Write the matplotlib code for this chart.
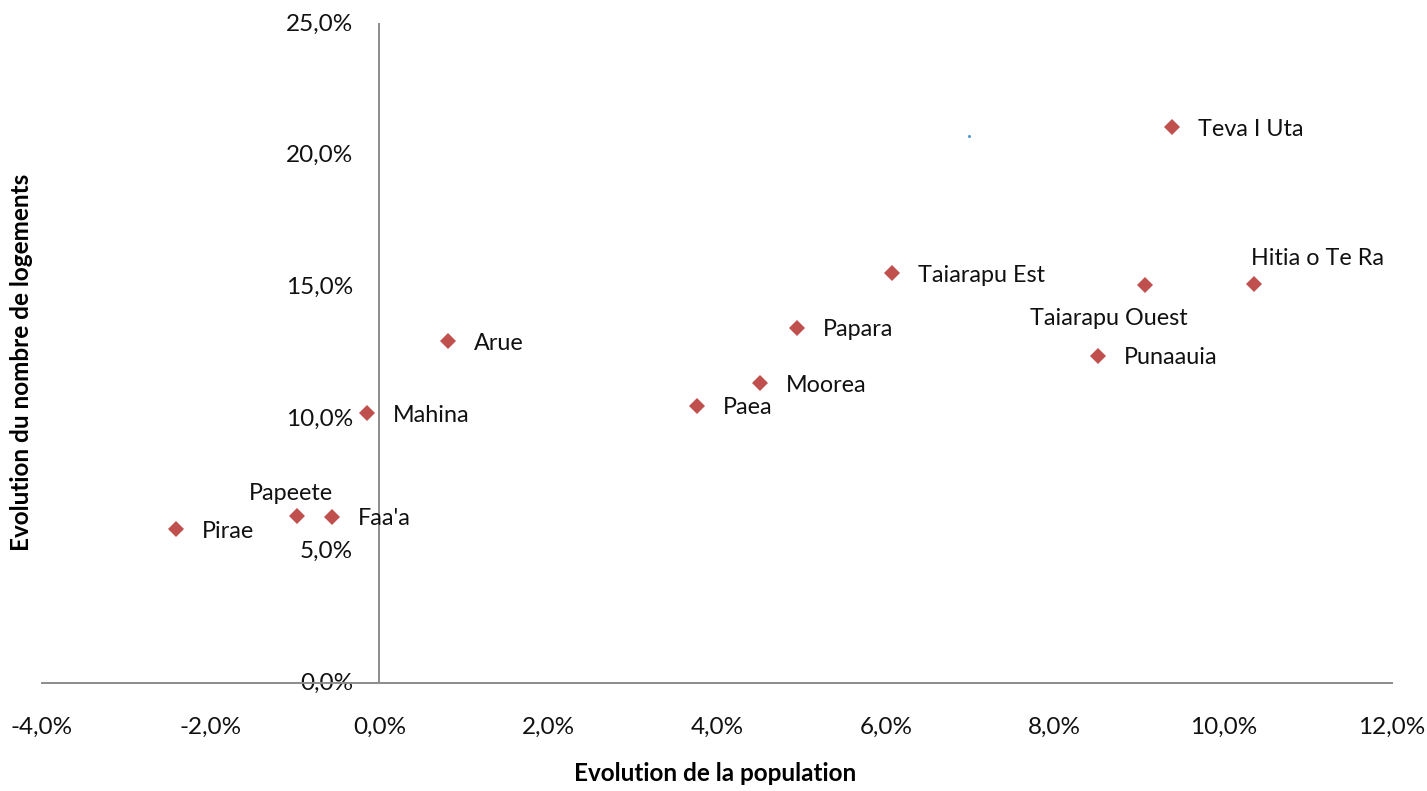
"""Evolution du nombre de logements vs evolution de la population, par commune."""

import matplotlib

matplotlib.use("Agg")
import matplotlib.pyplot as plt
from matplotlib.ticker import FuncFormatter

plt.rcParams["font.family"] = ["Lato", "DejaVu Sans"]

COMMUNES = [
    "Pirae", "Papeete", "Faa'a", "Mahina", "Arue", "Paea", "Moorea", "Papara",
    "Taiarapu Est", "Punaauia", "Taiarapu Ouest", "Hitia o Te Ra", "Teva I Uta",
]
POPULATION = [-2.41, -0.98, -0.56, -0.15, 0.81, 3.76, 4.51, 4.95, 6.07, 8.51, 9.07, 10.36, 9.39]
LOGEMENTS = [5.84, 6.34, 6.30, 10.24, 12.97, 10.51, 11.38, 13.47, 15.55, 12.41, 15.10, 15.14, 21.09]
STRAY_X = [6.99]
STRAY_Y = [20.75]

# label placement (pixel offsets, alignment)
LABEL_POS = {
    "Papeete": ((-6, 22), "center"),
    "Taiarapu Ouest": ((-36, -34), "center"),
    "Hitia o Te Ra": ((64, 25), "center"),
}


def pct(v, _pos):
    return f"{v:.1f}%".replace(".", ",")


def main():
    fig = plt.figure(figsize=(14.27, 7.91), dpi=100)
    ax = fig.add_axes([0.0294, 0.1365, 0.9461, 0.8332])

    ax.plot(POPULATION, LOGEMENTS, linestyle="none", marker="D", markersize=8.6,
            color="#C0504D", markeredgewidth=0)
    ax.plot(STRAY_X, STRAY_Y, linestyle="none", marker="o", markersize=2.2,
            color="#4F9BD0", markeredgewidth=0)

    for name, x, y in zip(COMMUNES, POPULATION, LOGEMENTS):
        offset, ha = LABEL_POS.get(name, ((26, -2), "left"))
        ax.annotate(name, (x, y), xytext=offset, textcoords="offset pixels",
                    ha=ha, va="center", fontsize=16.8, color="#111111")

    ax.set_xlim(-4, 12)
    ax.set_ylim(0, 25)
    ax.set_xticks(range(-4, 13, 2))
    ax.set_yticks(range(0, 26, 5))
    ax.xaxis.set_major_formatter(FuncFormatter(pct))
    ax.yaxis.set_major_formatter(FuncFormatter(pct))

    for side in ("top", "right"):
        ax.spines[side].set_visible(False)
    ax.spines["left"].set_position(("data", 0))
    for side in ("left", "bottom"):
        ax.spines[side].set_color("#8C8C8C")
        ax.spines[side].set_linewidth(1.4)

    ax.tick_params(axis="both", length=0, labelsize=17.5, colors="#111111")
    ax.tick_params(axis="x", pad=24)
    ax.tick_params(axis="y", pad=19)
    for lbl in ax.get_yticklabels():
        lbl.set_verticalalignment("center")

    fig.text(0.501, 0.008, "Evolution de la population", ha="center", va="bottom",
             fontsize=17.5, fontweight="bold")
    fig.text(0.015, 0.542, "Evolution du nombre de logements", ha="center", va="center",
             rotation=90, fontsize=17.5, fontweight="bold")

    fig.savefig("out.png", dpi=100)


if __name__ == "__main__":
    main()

The problem:
Write out the full set of lines verbatim, without the pictures.

Problem solution:
Write the matplotlib code for this chart.
"""Evolution du nombre de logements vs evolution de la population, par commune."""

import matplotlib

matplotlib.use("Agg")
import matplotlib.pyplot as plt
from matplotlib.ticker import FuncFormatter

plt.rcParams["font.family"] = ["Lato", "DejaVu Sans"]

COMMUNES = [
    "Pirae", "Papeete", "Faa'a", "Mahina", "Arue", "Paea", "Moorea", "Papara",
    "Taiarapu Est", "Punaauia", "Taiarapu Ouest", "Hitia o Te Ra", "Teva I Uta",
]
POPULATION = [-2.41, -0.98, -0.56, -0.15, 0.81, 3.76, 4.51, 4.95, 6.07, 8.51, 9.07, 10.36, 9.39]
LOGEMENTS = [5.84, 6.34, 6.30, 10.24, 12.97, 10.51, 11.38, 13.47, 15.55, 12.41, 15.10, 15.14, 21.09]
STRAY_X = [6.99]
STRAY_Y = [20.75]

# label placement (pixel offsets, alignment)
LABEL_POS = {
    "Papeete": ((-6, 22), "center"),
    "Taiarapu Ouest": ((-36, -34), "center"),
    "Hitia o Te Ra": ((64, 25), "center"),
}


def pct(v, _pos):
    return f"{v:.1f}%".replace(".", ",")


def main():
    fig = plt.figure(figsize=(14.27, 7.91), dpi=100)
    ax = fig.add_axes([0.0294, 0.1365, 0.9461, 0.8332])

    ax.plot(POPULATION, LOGEMENTS, linestyle="none", marker="D", markersize=8.6,
            color="#C0504D", markeredgewidth=0)
    ax.plot(STRAY_X, STRAY_Y, linestyle="none", marker="o", markersize=2.2,
            color="#4F9BD0", markeredgewidth=0)

    for name, x, y in zip(COMMUNES, POPULATION, LOGEMENTS):
        offset, ha = LABEL_POS.get(name, ((26, -2), "left"))
        ax.annotate(name, (x, y), xytext=offset, textcoords="offset pixels",
                    ha=ha, va="center", fontsize=16.8, color="#111111")

    ax.set_xlim(-4, 12)
    ax.set_ylim(0, 25)
    ax.set_xticks(range(-4, 13, 2))
    ax.set_yticks(range(0, 26, 5))
    ax.xaxis.set_major_formatter(FuncFormatter(pct))
    ax.yaxis.set_major_formatter(FuncFormatter(pct))

    for side in ("top", "right"):
        ax.spines[side].set_visible(False)
    ax.spines["left"].set_position(("data", 0))
    for side in ("left", "bottom"):
        ax.spines[side].set_color("#8C8C8C")
        ax.spines[side].set_linewidth(1.4)

    ax.tick_params(axis="both", length=0, labelsize=17.5, colors="#111111")
    ax.tick_params(axis="x", pad=24)
    ax.tick_params(axis="y", pad=19)
    for lbl in ax.get_yticklabels():
        lbl.set_verticalalignment("center")

    fig.text(0.501, 0.008, "Evolution de la population", ha="center", va="bottom",
             fontsize=17.5, fontweight="bold")
    fig.text(0.015, 0.542, "Evolution du nombre de logements", ha="center", va="center",
             rotation=90, fontsize=17.5, fontweight="bold")

    fig.savefig("out.png", dpi=100)


if __name__ == "__main__":
    main()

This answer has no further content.